The story is about a serial killer but Richard has approached it from an unusual angle. The hero is not a police detective, instead Leo Sharpe is the husband of one of the killer’s victims. The killer in question is called the Vacation Killer and picks targets while on holiday in various parts of the world. A chain letter is e-mailed which will save the person from death but only if it gets back to the killer within a week. When the killer fails to receive the mail, the cleaned jawbone of the murdered person is sent to the police.
Leo’s wife disappears and is believed to have been taken by the Vacation Killer but the police never receive any proof of her death. Leo is left to wonder what happened to her, has she been killed or is she still held captive? A man in Louisiana called Bookwalter claims to be the killer but as he has never left the States. Leo begins to correspond with Bookwalter when a picture of his wife appears on a website set up by the American.

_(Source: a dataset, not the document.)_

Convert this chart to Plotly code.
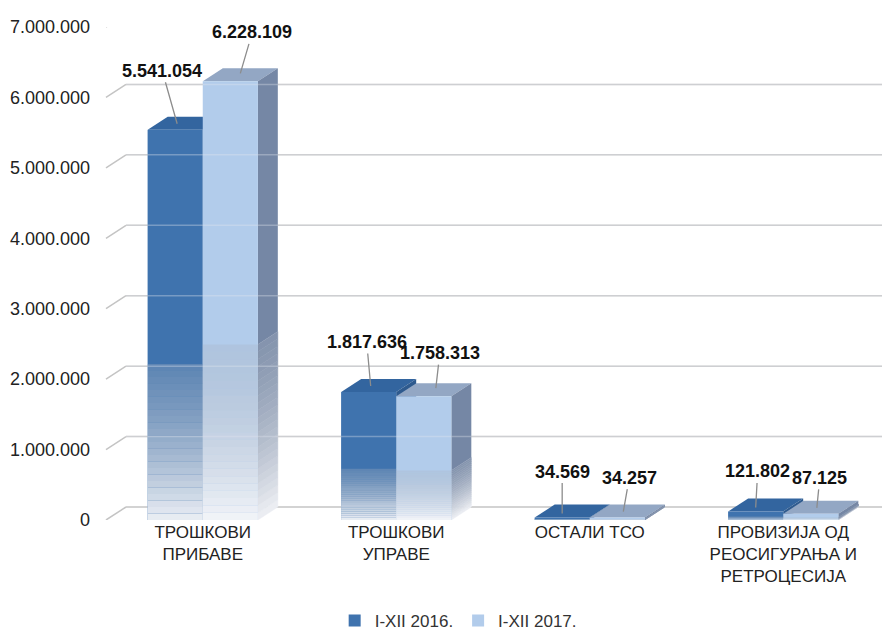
import plotly.graph_objects as go

categories = ["ТРОШКОВИ<br>ПРИБАВЕ", "ТРОШКОВИ<br>УПРАВЕ", "ОСТАЛИ ТСО",
              "ПРОВИЗИЈА ОД<br>РЕОСИГУРАЊА И<br>РЕТРОЦЕСИЈА"]
series_names = ["I-XII 2016.", "I-XII 2017."]
values_2016 = [5541054, 1817636, 34569, 121802]
values_2017 = [6228109, 1758313, 34257, 87125]
labels_2016 = ["5.541.054", "1.817.636", "34.569", "121.802"]
labels_2017 = ["6.228.109", "1.758.313", "34.257", "87.125"]
tick_vals = [0, 1000000, 2000000, 3000000, 4000000, 5000000, 6000000, 7000000]
tick_text = ["0", "1.000.000", "2.000.000", "3.000.000", "4.000.000",
             "5.000.000", "6.000.000", "7.000.000"]

# styling
FONT = "Liberation Sans, Arial, sans-serif"
FRONT = ["#3F73AE", "#B2CCEB"]
TOP = [(51, 101, 159), (147, 167, 196)]
SIDE = [(46, 90, 142), (117, 135, 165)]
YMAX = 7000000
W, H = 890, 631
ML, MR, MT, MB = 98, 18, 19, 119
PLOT_H = H - MT - MB
DX = 20            # depth, pixels to the right
DY_PX = 13         # depth, pixels up
DY = DY_PX * YMAX / PLOT_H
BAR_W = 0.285
HALF_PX = 27.5
NB = 24
FADE = 0.4


def fade_color(t):
    """overlay colour and alpha; t=0 at floor, t=1 at top of faded zone"""
    rgb = (round(244 - t * 74), round(245 - t * 65), round(248 - t * 53))
    return rgb, 0.93 - t * 0.63


def rgb_str(c):
    return f"rgb({c[0]},{c[1]},{c[2]})"


fig = go.Figure()
xs = list(range(len(categories)))
all_vals = [values_2016, values_2017]

for s, vals in enumerate(all_vals):
    fig.add_trace(go.Bar(x=xs, y=vals, name=series_names[s], offsetgroup=str(s),
                         marker=dict(color=FRONT[s], line=dict(width=0))))

# fading reflection towards the floor (lower part of each bar)
for s, vals in enumerate(all_vals):
    for k in range(NB):
        lo = FADE * k / NB
        hi = FADE * (k + 1) / NB
        (r, g, b), a = fade_color(k / (NB - 1))
        fig.add_trace(go.Bar(
            x=xs, y=[v * (hi - lo) for v in vals],
            base=[v * lo for v in vals], offsetgroup=str(s),
            marker=dict(color=f"rgba({r},{g},{b},{a:.3f})", line=dict(width=0)),
            showlegend=False, hoverinfo="skip"))

shapes = []
# back-wall gridlines with perspective connectors
for v in tick_vals:
    shapes.append(dict(type="line", xref="paper", yref="y", xsizemode="pixel", xanchor=0,
                       x0=DX, x1=W - ML, y0=v + DY, y1=v + DY, layer="below",
                       line=dict(color="#C4C4C4", width=1.5)))
    shapes.append(dict(type="line", xref="paper", yref="y", xsizemode="pixel", xanchor=0,
                       x0=0, x1=DX, y0=v, y1=v + DY, layer="below",
                       line=dict(color="#C4C4C4", width=1.5)))

# 3D top and side faces
for s, vals in enumerate(all_vals):
    off = -BAR_W / 2 if s == 0 else BAR_W / 2
    for i, v in enumerate(vals):
        cx = i + off
        top = (f"M {-HALF_PX},{v} L {HALF_PX},{v} L {HALF_PX + DX},{v + DY} "
               f"L {-HALF_PX + DX},{v + DY} Z")
        shapes.append(dict(type="path", xref="x", yref="y", xsizemode="pixel", xanchor=cx,
                           path=top, fillcolor=rgb_str(TOP[s]), line=dict(width=0),
                           layer="between"))
        # solid upper part of the side face
        side = (f"M {HALF_PX},{v} L {HALF_PX + DX},{v + DY} L {HALF_PX + DX},{FADE * v + DY} "
                f"L {HALF_PX},{FADE * v} Z")
        shapes.append(dict(type="path", xref="x", yref="y", xsizemode="pixel", xanchor=cx,
                           path=side, fillcolor=rgb_str(SIDE[s]), line=dict(width=0),
                           layer="between"))
        # faded lower part of the side face
        for k in range(NB):
            lo = v * FADE * k / NB
            hi = v * FADE * (k + 1) / NB
            oc, a = fade_color(k / (NB - 1))
            col = tuple(round(SIDE[s][j] * (1 - a) + oc[j] * a) for j in range(3))
            band = (f"M {HALF_PX},{hi} L {HALF_PX + DX},{hi + DY} L {HALF_PX + DX},{lo + DY} "
                    f"L {HALF_PX},{lo} Z")
            shapes.append(dict(type="path", xref="x", yref="y", xsizemode="pixel",
                               xanchor=cx, path=band, fillcolor=rgb_str(col),
                               line=dict(width=0.5, color=rgb_str(col)), layer="between"))

# faint gridlines seen through the translucent bars
for v in tick_vals[1:]:
    shapes.append(dict(type="line", xref="paper", yref="y", xsizemode="pixel", xanchor=0,
                       x0=DX, x1=W - ML, y0=v + DY, y1=v + DY, layer="above",
                       line=dict(color="rgba(225,230,238,0.35)", width=1.5)))

# data labels with leader lines: (ax, ay, xshift, yshift)
ann_offsets = [
    [(-15, -53, 2, 6), (-4, -44, 2, 6), (0, -42, 0, 4), (2, -36, 0, 4)],
    [(12, -41, 10, 8), (4, -35, 12, 8), (6, -34, 6, 6), (3, -30, 6, 6)],
]
annotations = []
for s, (vals, labs) in enumerate([(values_2016, labels_2016), (values_2017, labels_2017)]):
    off = -BAR_W / 2 if s == 0 else BAR_W / 2
    for i, (v, lab) in enumerate(zip(vals, labs)):
        ax, ay, xs_, ys_ = ann_offsets[s][i]
        annotations.append(dict(x=i + off, y=v, xref="x", yref="y", text=f"<b>{lab}</b>",
                                showarrow=True, arrowhead=0, arrowwidth=1.3,
                                arrowcolor="#8C8C8C", ax=ax, ay=ay, xshift=xs_, yshift=ys_,
                                font=dict(family=FONT, size=18, color="#111111")))

fig.update_layout(
    width=W, height=H, margin=dict(l=ML, r=MR, t=MT, b=MB, autoexpand=False),
    paper_bgcolor="white", plot_bgcolor="white",
    barmode="group", bargap=0.43, bargroupgap=0,
    shapes=shapes, annotations=annotations,
    font=dict(family=FONT, size=17, color="#222222"),
    legend=dict(orientation="h", x=0.455, xanchor="center", y=-0.205, yanchor="middle",
                font=dict(family=FONT, size=17, color="#333333"), traceorder="normal",
                itemwidth=30),
    xaxis=dict(tickvals=xs, ticktext=categories, range=[-0.5, 3.5], showgrid=False,
               zeroline=False, showline=False, ticks="", automargin=False,
               tickfont=dict(size=17, color="#222222")),
    yaxis=dict(range=[0, YMAX], tickvals=tick_vals, ticktext=tick_text, showgrid=False,
               zeroline=False, showline=False, ticks="", ticklabelstandoff=15,
               automargin=False, tickfont=dict(size=18, color="#222222")),
)

fig.write_html("out.html")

At this point in the book the reader is in the same position as Leo, unsure whether Bookwalter is killer or crank. Bookwalter is making money off his website and it was then that I thought of the parallels of the phone hacking scandal in Britain. Readers of the News Of The World were partly to blame for what happened by continuing to buy the paper with all its salacious details of people’s private lives, driving the journalists to get more lurid stories. In the book, the visitors to Bookwalter’s macabre website are feeding both his distorted view of the world and generating advertising revenue for this vile individual and his family. At one point Richard writes, “How much of their lifestyle was skimmed off the back of shattered lives and events they had no connection to?” The statement could equally apply to a certain kind of journalist and how we react to what they produce.
The book is full of twists and turns, including a sub-plot about Mrs Sharpe’s employers who try to help when she disappears. The climax brings the book to a very satisfying and enjoyable conclusion. If you’re looking for something a bit different in the crime genre then this is the book for you. An ideal summer read that at least for me, provoked some interesting thoughts.